I recently ordered Tap Dancing to Work, a collection of articles on (and sometimes by) Warren Buffett that had appeared in Fortune magazine over the years. Unfortunately, I found the book somewhat disappointing because I had already read the better bits over the years (most of it is already available online) and the bits that I had missed (usually the older articles) were hardly interesting. A further quibble is that some of Mr. Buffett’s work that were published elsewhere are not included in the book.

If you have an hour or so and are interested in reading some of Mr. Buffett’s works check out the following articles available online. And prepare to be amazed by a guy who has made some astonishingly prescient market calls despite claiming to have no idea where the markets are headed short-term.

Buffett: How inflation swindles the equity investor

By Warren Buffett, Published May 1977 in Fortune Magazine

For many years, the conventional wisdom insisted that stocks were a hedge against inflation.

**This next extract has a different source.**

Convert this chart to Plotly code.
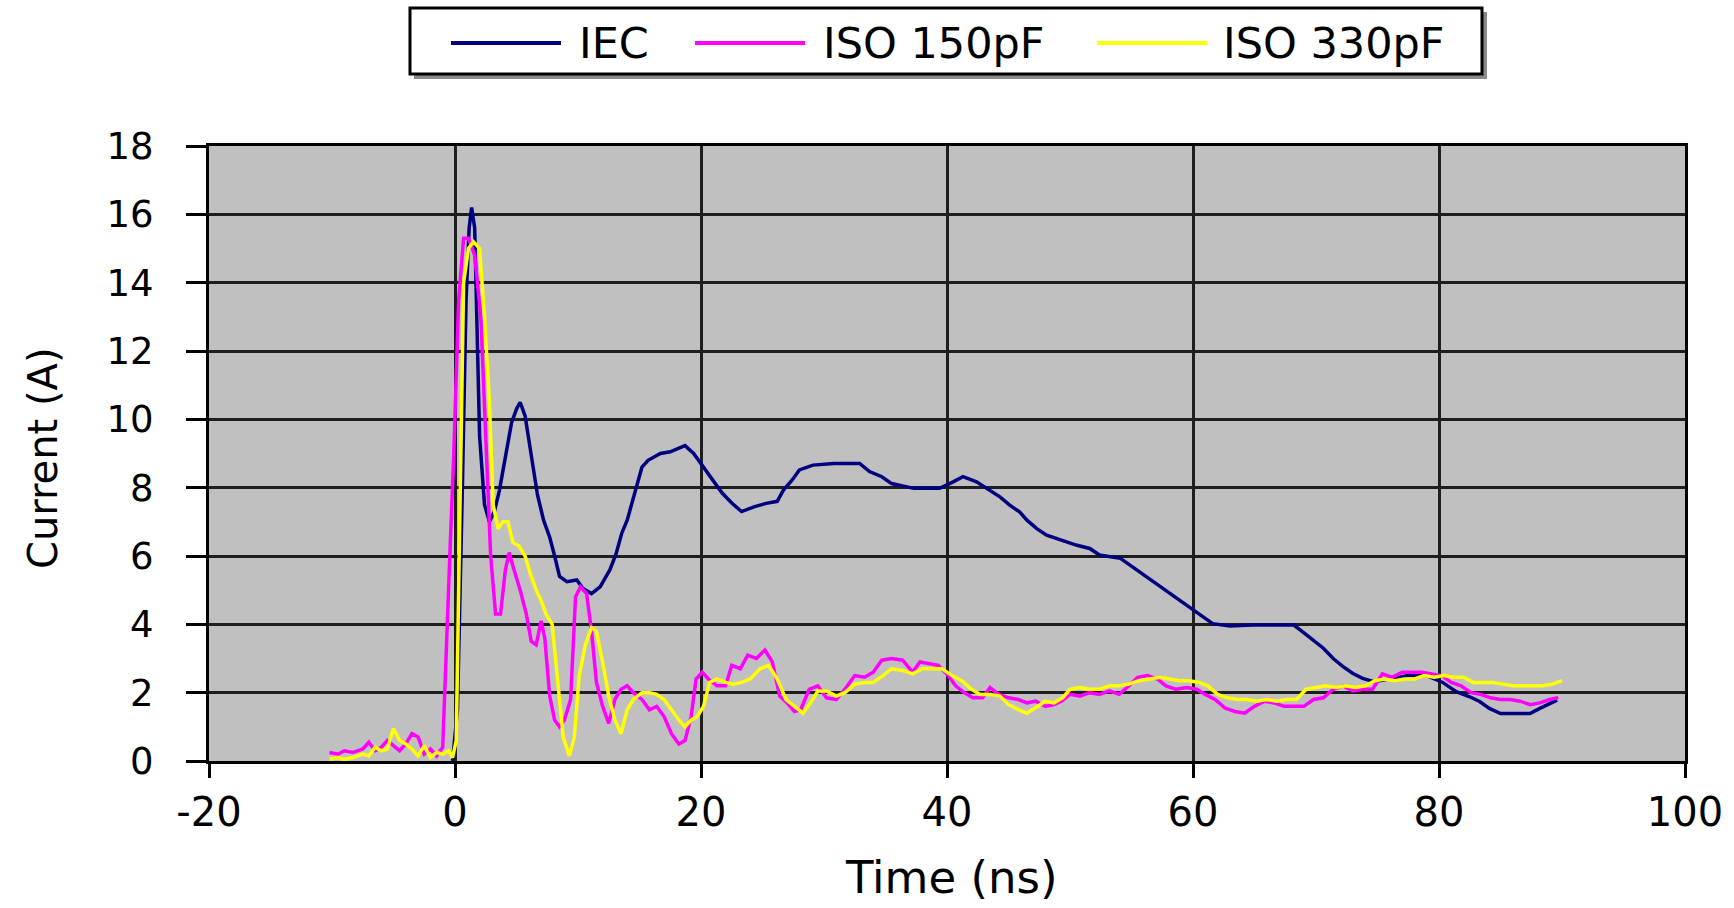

The proposition was rooted in the fact that stocks are not claims against dollars, as bonds are, but represent ownership of companies with productive facilities. These, investors believed, would retain their value in real terms, let the politicians print money as they might.

And why didn’t it turn out that way? The main reason, I believe, is that stocks, in economic substance, are really very similar to bonds.

The Superinvestors of Graham-and-Doddsville

By Warren Buffett, Published 1984 in Hermes, Columbia Business School Magazine

I’m convinced that there is much inefficiency in the market. These Graham-and-Doddsville investors have successfully exploited gaps between price and value. When the price of a stock can be influenced by a “herd” on Wall Street with prices set at the margin by the most emotional person, or the greediest person, or the most depressed person, it is hard to argue that the market always prices rationally. In fact, market prices are frequently nonsensical.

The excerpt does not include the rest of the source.